I totally forgot that yesterday was this website's angsty one-year anniversary. As a sort of celebration, here's another passage from 100 Stories. It's about a bird named Harold. It felt appropriate.

In the old old old house (100+ years) I grew up in, my sister and I had our little play spots: We ran around the living room. We played computer games in her bedroom. We also jumped around outside the house. The house had a row of big fir trees on the east side of the property. Past them, over a little fence, we could look directly into the next property. The easily-pleased two of us were endlessly entertained by a homemade swing right on these trees-- Just a little plank of wood suspended by ropes. I was a small kid, and the plank of wood was little even for me (swinging too long would make my legs go numb).

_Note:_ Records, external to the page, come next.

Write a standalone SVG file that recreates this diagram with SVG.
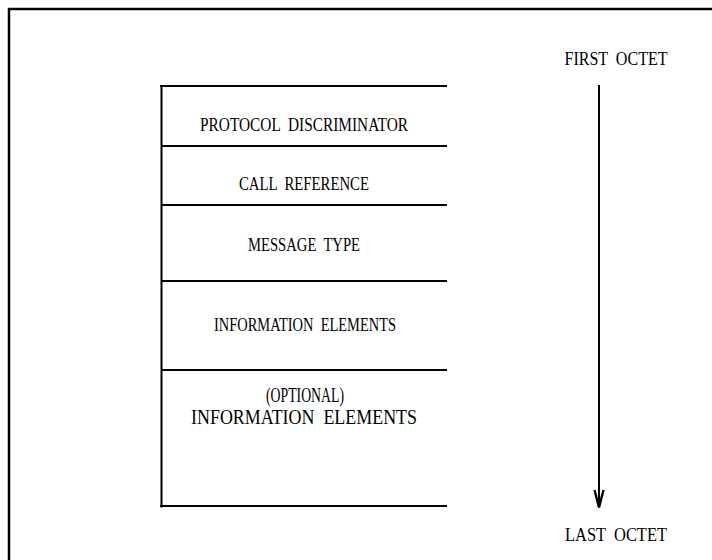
<svg xmlns="http://www.w3.org/2000/svg" width="712" height="560" viewBox="0 0 712 560">
<style>
.t{font-family:"Liberation Serif","Times New Roman",serif;font-size:19px;fill:#000;text-anchor:middle;white-space:pre}
.big{font-size:20px}
.div{stroke:#000;stroke-width:2;fill:none}
</style>
<rect width="712" height="560" fill="#fff"/>
<g id="frame">
<path d="M9,560 V9 H712" fill="none" stroke="#000" stroke-width="2.5"/>
</g>
<g id="message">
<line x1="160" y1="86" x2="447" y2="86" class="div" stroke-width="2.5"/>
<line x1="161" y1="146" x2="447" y2="146" class="div"/>
<line x1="161" y1="205" x2="447" y2="205" class="div"/>
<line x1="161" y1="281" x2="447" y2="281" class="div"/>
<line x1="161" y1="370" x2="447" y2="370" class="div"/>
<line x1="160" y1="506" x2="447" y2="506" class="div" stroke-width="3"/>
<line x1="161.5" y1="85" x2="161.5" y2="507.5" class="div" stroke-width="3.5"/>
</g>
<g id="pd"><text class="t" x="304" y="131" textLength="208" lengthAdjust="spacingAndGlyphs">PROTOCOL  DISCRIMINATOR</text></g>
<g id="cr"><text class="t" x="304" y="190" textLength="130" lengthAdjust="spacingAndGlyphs">CALL  REFERENCE</text></g>
<g id="mt"><text class="t" x="304" y="251" textLength="112" lengthAdjust="spacingAndGlyphs">MESSAGE  TYPE</text></g>
<g id="ie"><text class="t" x="305" y="331" textLength="182" lengthAdjust="spacingAndGlyphs">INFORMATION  ELEMENTS</text></g>
<g id="oie"><text class="t big" x="305" y="402" textLength="78" lengthAdjust="spacingAndGlyphs">(OPTIONAL)</text><text class="t big" x="304" y="424" textLength="226" lengthAdjust="spacingAndGlyphs">INFORMATION  ELEMENTS</text></g>
<g id="first"><text class="t" x="616" y="65" textLength="103" lengthAdjust="spacingAndGlyphs">FIRST  OCTET</text></g>
<g id="last"><text class="t" x="616" y="541" textLength="102" lengthAdjust="spacingAndGlyphs">LAST  OCTET</text></g>
<g id="connectors">
<line x1="599" y1="85" x2="599" y2="505" stroke="#000" stroke-width="2"/>
<path d="M594.5,490 L599,507.5 L603.5,490" fill="none" stroke="#000" stroke-width="2.4"/>
</g>
</svg>
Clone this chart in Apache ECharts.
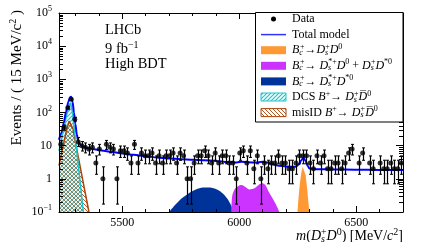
<!DOCTYPE html>
<html><head><meta charset="utf-8">
<script src="https://cdn.jsdelivr.net/npm/echarts@6/dist/echarts.min.js"></script>
<style>html,body{margin:0;padding:0;background:#fff}#c{width:425px;height:242px}</style>
</head><body><div id="c"></div>
<script>
// ---------- data ----------
const binCenters = [5237.5,5252.5,5267.5,5282.5,5297.5,5312.5,5327.5,5342.5,5357.5,5372.5,
5387.5,5402.5,5417.5,5432.5,5447.5,5462.5,5477.5,5492.5,5507.5,5522.5,
5537.5,5552.5,5567.5,5582.5,5597.5,5612.5,5627.5,5642.5,5657.5,5672.5,
5687.5,5702.5,5717.5,5732.5,5747.5,5762.5,5777.5,5792.5,5807.5,5822.5,
5837.5,5852.5,5867.5,5882.5,5897.5,5912.5,5927.5,5942.5,5957.5,5972.5,
5987.5,6002.5,6017.5,6032.5,6047.5,6062.5,6077.5,6092.5,6107.5,6122.5,
6137.5,6152.5,6167.5,6182.5,6197.5,6212.5,6227.5,6242.5,6257.5,6272.5,
6287.5,6302.5,6317.5,6332.5,6347.5,6362.5,6377.5,6392.5,6407.5,6422.5,
6437.5,6452.5,6467.5,6482.5,6497.5,6512.5,6527.5,6542.5,6557.5,6572.5,
6587.5,6602.5,6617.5,6632.5,6647.5,6662.5,6677.5,6692.5];
const counts = [11,35,140,250,63,13,10,9,8,9,
 3,8,1,11,9,8,1,7,7,6,
 3,11,3,6,5,5,6,3,5,3,
 5,5,6,3,6,5,1,1,3,5,
 5,7,5,3,6,3,5,5,3,3,
 1,6,7,3,7,2,5,1,3,2,
 3,3,5,3,3,2,2,3,5,5,
 5,3,2,5,3,5,2,2,3,3,
 2,3,6,8,0,3,6,0,3,2,
 0,3,2,2,3,2,2,3];
// Poisson 68% interval bounds for small counts
const poissonLo = [0,0.173,0.708,1.37,2.09,2.84,3.62,4.42,5.23,6.06,6.89,7.73,8.58];
const poissonHi = [1.15,2.30,3.64,4.91,6.17,7.38,8.58,9.77,10.94,12.1,13.3,14.4,15.6];

const totalModel = [[5230,15],[5240,24],[5250,48],[5260,105],[5270,210],[5277,290],[5282,300],[5288,210],[5294,100],[5300,45],[5306,22],[5312,14],[5320,11],[5330,9.5],[5350,8.5],[5380,7.8],[5420,7.0],[5460,6.4],[5500,5.8],[5550,5.3],[5600,4.8],[5650,4.4],[5700,4.1],[5750,3.9],[5800,3.75],[5850,3.65],[5900,3.45],[5950,3.2],[5990,3.1],[6010,3.3],[6040,3.15],[6070,3.1],[6100,3.25],[6120,3.1],[6140,2.75],[6170,2.5],[6200,2.35],[6240,2.3],[6255,2.7],[6265,3.6],[6274,4.3],[6283,3.6],[6292,2.5],[6300,2.05],[6330,1.95],[6400,1.92],[6500,1.88],[6600,1.86],[6700,1.85]];
const dsstDst = [[5700,0.1],[5725,0.16],[5755,0.26],[5785,0.37],[5815,0.48],[5845,0.55],[5875,0.55],[5905,0.48],[5930,0.36],[5955,0.22],[5978,0.1]];
const dsstD = [[5966,0.1],[5970,0.3],[5980,0.48],[5995,0.6],[6010,0.65],[6025,0.58],[6045,0.48],[6065,0.52],[6085,0.68],[6100,0.74],[6112,0.65],[6125,0.42],[6140,0.28],[6155,0.18],[6172,0.1]];
const dsD = [[6249,0.1],[6254,0.3],[6260,0.8],[6266,1.6],[6271,2.3],[6275,2.4],[6279,2.1],[6284,1.3],[6290,0.55],[6295,0.22],[6300,0.1]];
const dcs = [[5230,7],[5245,22],[5260,70],[5272,160],[5280,200],[5287,105],[5295,35],[5305,8],[5315,1.8],[5325,0.4],[5334,0.1]];
const misid = [[5230,2.5],[5245,8],[5260,25],[5273,55],[5281,62],[5290,32],[5300,13],[5320,2.4],[5340,0.45],[5358,0.1]];

const xMajorTicks = [5500,6000,6500];
const xMinorTicks = [5300,5400,5600,5700,5800,5900,6100,6200,6300,6400,6600,6700];
const yDecades = [0.1,1,10,100,1000,10000,100000];
const yMinorMult = [2,3,4,5,6,7,8,9];

// ---------- helpers ----------
const F = "'Liberation Serif','Times New Roman',serif";
function hatch(color, dir, w) {
  const c = document.createElement('canvas'); c.width = 4; c.height = 4;
  const g = c.getContext('2d'); g.strokeStyle = color; g.lineWidth = w;
  g.beginPath();
  if (dir > 0) { g.moveTo(-1,5); g.lineTo(5,-1); g.moveTo(-3,3); g.lineTo(3,-3); g.moveTo(1,7); g.lineTo(7,1); }
  else { g.moveTo(-1,-1); g.lineTo(5,5); g.moveTo(-3,1); g.lineTo(3,7); g.moveTo(1,-3); g.lineTo(7,3); }
  g.stroke(); return c;
}
const cyan = '#1cc6cc', brown = '#a8440c';
const cyanPat = {image: hatch(cyan, 1, 1.2), repeat: 'repeat'};
const brownPat = {image: hatch(brown, -1, 0.9), repeat: 'repeat'};

const points = [], bars = [];
binCenters.forEach((m, i) => {
  const n = counts[i];
  if (n <= 0) return;
  points.push([m, n]);
  const lo = n < poissonLo.length ? poissonLo[n] : n - Math.sqrt(n);
  const hi = n < poissonHi.length ? poissonHi[n] : n + Math.sqrt(n) + 1;
  bars.push([m, lo, hi]);
});
const yMinor = [];
yDecades.slice(0, -1).forEach(d => yMinorMult.forEach(k => yMinor.push([5230, d * k])));

const rich = {
  n: {fontFamily: F, fontSize: 12, color: '#000'},
  i: {fontFamily: F, fontSize: 12, fontStyle: 'italic', color: '#000'},
  sb: {fontFamily: F, fontSize: 8, fontStyle: 'italic', color: '#000', padding: [5, -3, 0, 0]},
  sp: {fontFamily: F, fontSize: 8, color: '#000', padding: [0, 0, 7, 0]}
};
const richBig = {
  n: {fontFamily: F, fontSize: 14, color: '#000'},
  i: {fontFamily: F, fontSize: 14, fontStyle: 'italic', color: '#000'},
  sb: {fontFamily: F, fontSize: 10, fontStyle: 'italic', color: '#000', padding: [6, -4, 0, 0]},
  sp: {fontFamily: F, fontSize: 10, color: '#000', padding: [0, 0, 8, 0]}
};
const richY = {
  n: {fontFamily: F, fontSize: 15, color: '#000'},
  sp: {fontFamily: F, fontSize: 10, color: '#000', padding: [0, 0, 8, 0]}
};

const legendRows = [19, 34.6, 50.2, 65.8, 81.4, 97, 112.6];
const legendTexts = [
  '{n|Data}',
  '{n|Total model}',
  '{i|B}{sb|c}{sp|+}{n|→}{i|D}{sb|s}{sp|+}{i|D}{sp|0}',
  '{i|B}{sb|c}{sp|+}{n|→ }{i|D}{sb|s}{sp|*+}{i|D}{sp|0}{n| + }{i|D}{sb|s}{sp|+}{i|D}{sp|*0}',
  '{i|B}{sb|c}{sp|+}{n|→ }{i|D}{sb|s}{sp|*+}{i|D}{sp|*0}',
  '{n|DCS }{i|B}{sp|+}{n|→ }{i|D}{sb|s}{sp|+}{i|D\u0305}{sp|0}',
  '{n|misID }{i|B}{sp|+}{n|→ }{i|D}{sb|s}{sp|+}{i|D\u0305}{sp|0}'
];
const swatches = [null, null, {fill: '#ff9933'}, {fill: '#cc33ff'}, {fill: '#003399'},
  {fill: cyanPat, stroke: cyan}, {fill: brownPat, stroke: brown}];

const graphics = [
  {type: 'rect', shape: {x: 255.5, y: 12.5, width: 147.5, height: 109.5}, style: {fill: '#fff', stroke: '#000', lineWidth: 1}, z: 20},
  {type: 'circle', shape: {cx: 273.5, cy: legendRows[0], r: 2.5}, style: {fill: '#000'}, z: 21},
  {type: 'line', shape: {x1: 261, y1: legendRows[1], x2: 286, y2: legendRows[1]}, style: {stroke: '#3333ff', lineWidth: 1.5}, z: 21},
  {type: 'text', left: 105, top: 23, style: {text: 'LHCb', fontFamily: F, fontSize: 14.5, fill: '#000'}, z: 21},
  {type: 'text', left: 105, top: 40, style: {text: '{a|9 fb}{s|−1}', rich: {a: {fontFamily: F, fontSize: 14.5, color: '#000'}, s: {fontFamily: F, fontSize: 10, color: '#000', padding: [0, 0, 9, 0]}}}, z: 21},
  {type: 'text', left: 105, top: 57, style: {text: 'High BDT', fontFamily: F, fontSize: 14.5, fill: '#000'}, z: 21},
  {type: 'text', x: 403, y: 236, style: {text: '{i|m}{n|(}{i|D}{sb|s}{sp|+}{i|D}{sp|0}{n|) [MeV/}{i|c}{sp|2}{n|]}', rich: richBig, align: 'right', verticalAlign: 'middle'}, z: 21},
  {type: 'text', x: 17, y: 10, rotation: Math.PI / 2, style: {text: '{n|Events / ( 15 MeV/c}{sp|2}{n| )}', rich: richY, align: 'right', verticalAlign: 'middle'}, z: 21}
];
legendRows.forEach((y, i) => {
  const sw = swatches[i];
  if (sw) graphics.push({type: 'rect', shape: {x: 261, y: y - 4, width: 25, height: 8},
    style: {fill: sw.fill, stroke: sw.stroke || null, lineWidth: 1}, z: 21});
  graphics.push({type: 'text', x: 292, y: y, style: {text: legendTexts[i], rich: rich, verticalAlign: 'middle', align: 'left'}, z: 21});
});

const axisBase = {type: 'value', min: 5230, max: 6700, splitLine: {show: false}, z: 10};
const yBase = {type: 'log', logBase: 10, min: 0.1, max: 100000, splitNumber: 6, splitLine: {show: false}, z: 10};

const option = {
  animation: false,
  backgroundColor: '#fff',
  grid: {left: 59, right: 22, top: 13, bottom: 30, containLabel: false},
  xAxis: [
    Object.assign({}, axisBase, {position: 'bottom', axisLine: {lineStyle: {color: '#000', width: 1}},
      axisTick: {inside: true, length: 6, customValues: xMajorTicks, lineStyle: {color: '#000'}},
      axisLabel: {customValues: xMajorTicks, fontFamily: F, fontSize: 12, color: '#000', margin: 5, formatter: v => String(v)}}),
    Object.assign({}, axisBase, {position: 'bottom', axisLine: {show: false},
      axisTick: {inside: true, length: 3, customValues: xMinorTicks, lineStyle: {color: '#000'}}, axisLabel: {show: false}}),
    Object.assign({}, axisBase, {position: 'top', axisLine: {lineStyle: {color: '#000', width: 1}},
      axisTick: {inside: true, length: 6, customValues: xMajorTicks, lineStyle: {color: '#000'}}, axisLabel: {show: false}}),
    Object.assign({}, axisBase, {position: 'top', axisLine: {show: false},
      axisTick: {inside: true, length: 3, customValues: xMinorTicks, lineStyle: {color: '#000'}}, axisLabel: {show: false}})
  ],
  yAxis: [
    Object.assign({}, yBase, {position: 'left', axisLine: {show: true, lineStyle: {color: '#000', width: 1}},
      axisTick: {show: true, inside: true, length: 7, lineStyle: {color: '#000'}},
      axisLabel: {show: true, margin: 7, showMinLabel: true, showMaxLabel: true,
        formatter: v => { const e = Math.round(Math.log10(v)); if (e === 0) return '{a|1}'; if (e === 1) return '{a|10}'; return '{a|10}{b|' + (e < 0 ? '−' + (-e) : e) + '}'; },
        rich: {a: {fontFamily: F, fontSize: 12, color: '#000'}, b: {fontFamily: F, fontSize: 8, color: '#000', padding: [0, 0, 8, 0]}}}}),
    Object.assign({}, yBase, {position: 'right', axisLine: {show: true, lineStyle: {color: '#000', width: 1}},
      axisTick: {show: true, inside: true, length: 7, lineStyle: {color: '#000'}}, axisLabel: {show: false}})
  ],
  graphic: graphics,
  series: [
    {type: 'custom', name: 'yminor', data: yMinor, clip: false, z: 9, silent: true,
      renderItem: (params, api) => {
        const cs = params.coordSys;
        const y = Math.round(api.coord([api.value(0), api.value(1)])[1]) + 0.5;
        return {type: 'group', children: [
          {type: 'line', shape: {x1: cs.x, y1: y, x2: cs.x + 4, y2: y}, style: {stroke: '#000', lineWidth: 1}},
          {type: 'line', shape: {x1: cs.x + cs.width - 4, y1: y, x2: cs.x + cs.width, y2: y}, style: {stroke: '#000', lineWidth: 1}}
        ]};
      }},
    {type: 'line', name: 'DsstDst', data: dsstDst, symbol: 'none', smooth: 0.3, lineStyle: {width: 0}, areaStyle: {color: '#003399', opacity: 1, origin: 'start'}, z: 2},
    {type: 'line', name: 'DsstD', data: dsstD, symbol: 'none', smooth: 0.3, lineStyle: {width: 0}, areaStyle: {color: '#cc33ff', opacity: 1, origin: 'start'}, z: 2},
    {type: 'line', name: 'DsD', data: dsD, symbol: 'none', lineStyle: {width: 0}, areaStyle: {color: '#ff9933', opacity: 1, origin: 'start'}, z: 2},
    {type: 'line', name: 'misID', data: misid, symbol: 'none', lineStyle: {color: brown, width: 1.5}, areaStyle: {color: brownPat, opacity: 1, origin: 'start'}, z: 3},
    {type: 'line', name: 'DCS', data: dcs, symbol: 'none', lineStyle: {color: cyan, width: 1.5}, areaStyle: {color: cyanPat, opacity: 1, origin: 'start'}, z: 3},
    {type: 'line', name: 'Total', data: totalModel, symbol: 'none', smooth: 0.25, smoothMonotone: 'x', lineStyle: {color: '#0000ff', width: 2}, z: 4},
    {type: 'custom', name: 'errors', data: bars, clip: true, z: 5,
      renderItem: (params, api) => {
        const top = api.coord([api.value(0), api.value(2)]);
        const bot = api.coord([api.value(0), api.value(1)]);
        const x = Math.round(top[0]) + 0.5;
        return {type: 'group', children: [
          {type: 'line', shape: {x1: x, y1: top[1], x2: x, y2: bot[1]}, style: {stroke: '#000', lineWidth: 1.2}},
          {type: 'line', shape: {x1: x - 1.5, y1: top[1], x2: x + 1.5, y2: top[1]}, style: {stroke: '#000', lineWidth: 1}},
          {type: 'line', shape: {x1: x - 1.5, y1: bot[1], x2: x + 1.5, y2: bot[1]}, style: {stroke: '#000', lineWidth: 1}}
        ]};
      }},
    {type: 'scatter', name: 'Data', data: points, symbol: 'circle', symbolSize: 5, itemStyle: {color: '#000'}, z: 6}
  ]
};
const chart = echarts.init(document.getElementById('c'), null, {renderer: 'canvas'});
chart.setOption(option);
</script></body></html>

The land beyond the trees was a big field, never used for much. Sometimes the owners would show up in summer and sell fresh grown fruit and vegetables. Mostly, it just sat empty. In the winter it was cold, brown, and dead. On the other side of the ocean of grass was the church’s watchful spire. I never dared to run into that field out of fear of that church. Its eyes. But at times I was tempted-- Not just by young recklessness, but too the newest resident of the field: A slowly dying animal.

It was a gull, and my sister and I became obsessed with it. We both wanted to help. Mom wouldn’t let us go over the fence (germs or something), even though we discovered the bird on just the brink of death.

Birds were always dying around that town. I remember many: A dead brown bird at the port being feasted on by crows. Hummingbirds killing themselves on our windows, which we felt naively obligated to bury. Dozens of road-kill cormorants on the bridge every morning. But this bird at our fence was special because it wasn’t a gruesome scene… So we didn’t fear it… In fact, we named it Harold. My sister came up with that when she was young and imaginative, although she was quickly growing out of Playtime With Jude.

I have vivid memories that winter of swinging away, away from fighting parents, away from my angsty teenage sister, all while watching Harold dissolve. It was cold, and his body was well-preserved. After some days his body became rock solid, practically part of the landscape. However, over weeks, he started to meld into the ground until his form was unrecognizable. I've seen decomposing animals before, but what really surprised me about Harold was his lack of bones: Probably so light and air-filled that his exhaling corpse smothered them, and they decomposed together.

The last time I ever saw it, it was an unremarkable lump of white paste on the grass. I never touched it, but I could tell the lump's texture was mushy, a papier mache. Not long after all of this I stopped going on that swing. I was getting too big for it anyways.